Well, Spain’s officially a police state now. On July 1st, its much-protested “gag” law went into effect, instantly making criminals of those protesting the new law. Among the many new repressive stipulations is a €30,000-€600,000 fine for “unauthorized protests,” which can be combined for maximum effect with a €600-€300,000 fine for “disrupting public events.”

This horrible set of statutes has arisen from Spain’s position as a flashpoint for anti-austerity protests, the European precursor to the Occupy Wall Street movement. Fines, fines and more fines await anyone who refuses to treat authority with the respect it’s forcibly requiring citizens to show it.

The law also extends its anti-protest punishments to social media, where users can face similar fines for doing nothing more than encouraging or organizing a protest. Failing to present ID when commanded is another fine. And then there’s this:

Showing a “lack of respect” to those in uniform or failing to assist security forces in the prevention of public disturbances could result in an individual fine of between €600 and €30,000.

Spain’s legislators thought of everything. To ensure these crackdowns on protests go off with a minimum of public backlash, “respected” police officers are being given a blank check to use as much force as they feel necessary when breaking up “unauthorized protests.” The law doesn’t directly instruct police to behave badly, but it does provide a very helpful increase in opacity.

A clause in the wide-ranging legislation that critics have dubbed the “gag law” provides for fines of up to 30,000 euros ($33,000) for “unauthorized use” of images of working police that could identify them, endanger their security or hinder them from doing their jobs.

Somehow, the Spanish government has managed to find an expectation of privacy within its public spaces and applied it to its public servants. While the law does make some provision for the public’s “right to know,” it also defers to law enforcement’s judgment when it comes to what is or isn’t “authorized use” of photographs/video depicting police performing their public duties.

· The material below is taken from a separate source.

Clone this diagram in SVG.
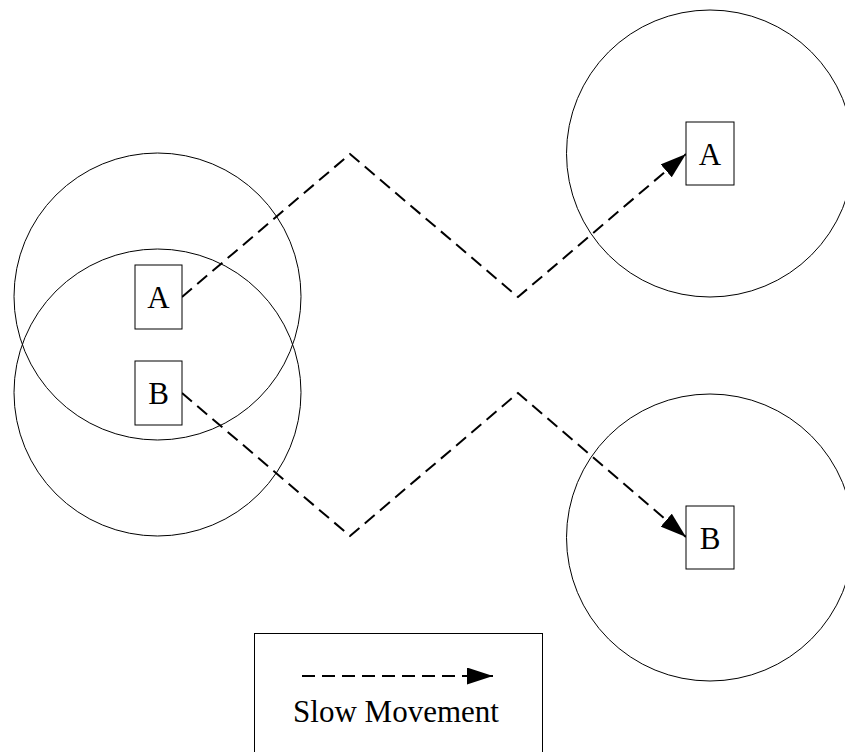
<svg xmlns="http://www.w3.org/2000/svg" width="845" height="752" viewBox="0 0 845 752">
<defs>
<marker id="arr" markerWidth="26" markerHeight="17" refX="26" refY="8.5" orient="auto" markerUnits="userSpaceOnUse">
<path d="M0,0 L26,8.5 L0,17 Z" fill="#000"/>
</marker>
<style>
.c{fill:none;stroke:#000;stroke-width:1}
.b{fill:#fff;stroke:#000;stroke-width:1}
.t{font-family:"Liberation Serif","Times New Roman",serif;font-size:31px;fill:#000;text-anchor:middle}
.d{fill:none;stroke:#000;stroke-width:2;stroke-dasharray:13 7}
</style>
</defs>
<rect width="845" height="752" fill="#fff"/>
<g id="ranges">
<circle class="c" cx="157.5" cy="296.5" r="143.5"/>
<circle class="c" cx="157.5" cy="392.5" r="143.5"/>
<circle class="c" cx="710" cy="153.5" r="143.5"/>
<circle class="c" cx="710" cy="537.5" r="143.5"/>
</g>
<g id="connectors">
<polyline class="d" points="182,297 350,154 518,297 686,154" marker-end="url(#arr)"/>
<polyline class="d" points="182,393 350,536 518,393 686,537" marker-end="url(#arr)"/>
</g>
<g id="nodeA1"><rect class="b" x="135" y="265" width="47" height="64"/><text class="t" x="158.5" y="308">A</text></g>
<g id="nodeB1"><rect class="b" x="135" y="361" width="47" height="64"/><text class="t" x="158.5" y="404">B</text></g>
<g id="nodeA2"><rect class="b" x="686" y="122" width="48" height="63"/><text class="t" x="710" y="165">A</text></g>
<g id="nodeB2"><rect class="b" x="686" y="506" width="48" height="63"/><text class="t" x="710" y="549">B</text></g>
<g id="legend">
<rect class="b" x="254.5" y="633.5" width="288" height="130"/>
<line class="d" x1="302" y1="676" x2="493" y2="676" marker-end="url(#arr)"/>
<text class="t" x="396" y="722">Slow Movement</text>
</g>
</svg>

Obviously, this small nod towards the public’s rights is completely insincere. The government wants to clamp down on protests and it obviously can’t be embarrassed by award-winning photographs/video of its police officers beating civilians wholly uninvolved with the protests that so angried up the cops’ blood.

Those defending the law (sort of) think the built-in “protections” will at least protect some favored members of the media.

Victora Lerena, president of Spain’s association representing visual journalists, thinks the language about freedom of information will protect journalists, but predicts anyone who tries to take images of police at protests without media organization credentials could be at risk.

This is likely true, considering the “credentialed” press already blurs officers’ faces when reporting. But the most damning images of police misconduct usually come from unofficial sources, and even the most aggressive of mainstream news outlets frequently defer to the government’s judgment when reporting on alleged police abuse.

Spain has outlawed dissent and given the police extra protections and respect they haven’t earned. That’s as close to a police state as you can get without actually declaring martial law.